These are not great times for the financial industry. Examples of their hard times can be seen in the number of foreclosures, the repossessions, the sagging real estate market, struggling stocks, the trouble mortgage industry, the failed banks and mergers. The House passed a financial regulatory system bill. The bill still needs to pass the senate to become law. What is this bill? Who will gain from this bill? Who will be set back by this bill? Who will meet mix results from this bill?
The Washington Post described the bill “the most sweeping overhaul of the nation’s financial regulatory system since the Great Depression.” “The 1,279-page bill creates a new federal agency dedicated to consumer protection, establishes a council of regulators to police the financial landscape for systemic risks, initiates oversight of the vast derivatives market and gives the government power to wind down large, troubled firms whose collapse could endanger the entire financial system.”
In his blog for the Wall Street Journal Michael Corkery feel mortgage lenders, credit/debit card users, General Electric, and regulators will be the winners if this bill becomes law.
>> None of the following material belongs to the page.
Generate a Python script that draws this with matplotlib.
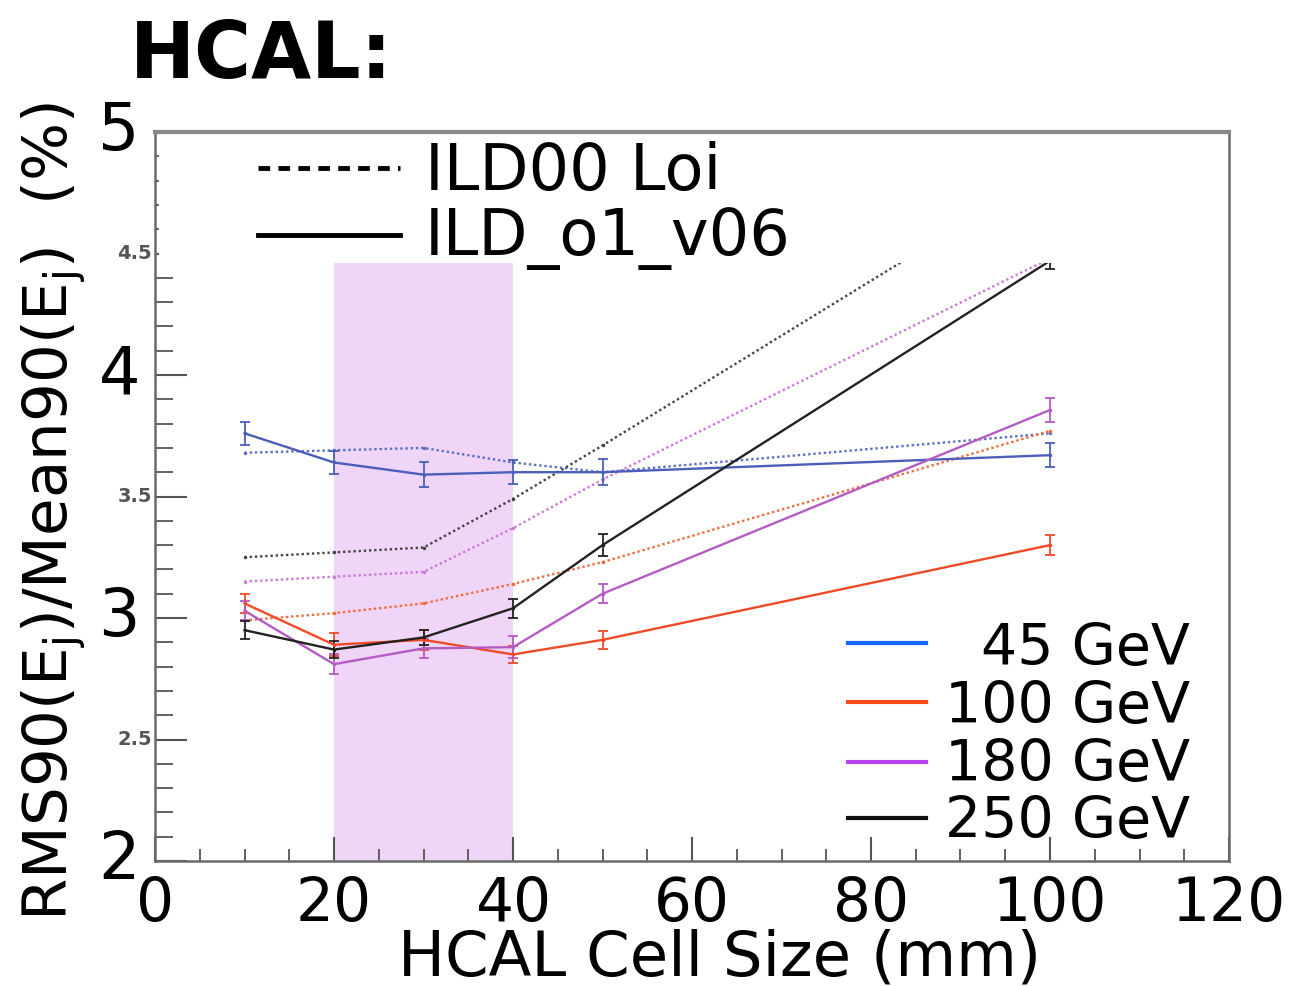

Mortgage lenders would win because the bill would not allow bankruptcy judges “to adjust the terms of first mortgages.” Credit and Debit card users would win because the “bill would create a Financial Consumer Protection Agency to monitor lending practices and overdraft fees on debit cards.” General Electric wins “a concession in the bill to keep its financing arm, GE Capital” if the bill passes. Regulators will win even with the OTS going away because the bill “creates two new agencies, the consumer protection agency and the Financial Services Oversight Council, which monitors financial institutions to prevent them from posing systemic risk.” I would add President Obama to the list because he has “called financial reform one of his top priorities, alongside health care and climate change.” Consumers would also reap the benefits of having more secure financial organizations for their financial needs.
Corkery’s blog also listed losers from this bill. The losers would include big banks, hedge funds, large security companies, the Office of Thrift Supervision, and ambitious big banks. Big banks would lose by being subject “to higher capital and liquidity standards.” Big banks would lose as “the government would be allowed to break up even healthy large institutions that were deemed a threat to the broader economy.” Big banks that were ambitious enough to try to take over other banks would lose as “the Federal Reserve will not approve any merger that it thinks will pose a risk to the financial system.” Large security companies would lose as “the bill would prohibit proprietary trading if it put the firm’s safety and soundness at risk.” The Office of Thrift Supervision would be eliminated. Hedge funds would lose as registering with the SEC would expose “their below-the-radar investment strategies to greater public scrutiny.”
Big banks could have mix results as they could be mortgage lenders and lose for having to stay at higher standards and takeovers would be limited. Consumers would win on having an agency to protect them but the costs could find their way back to the consumer.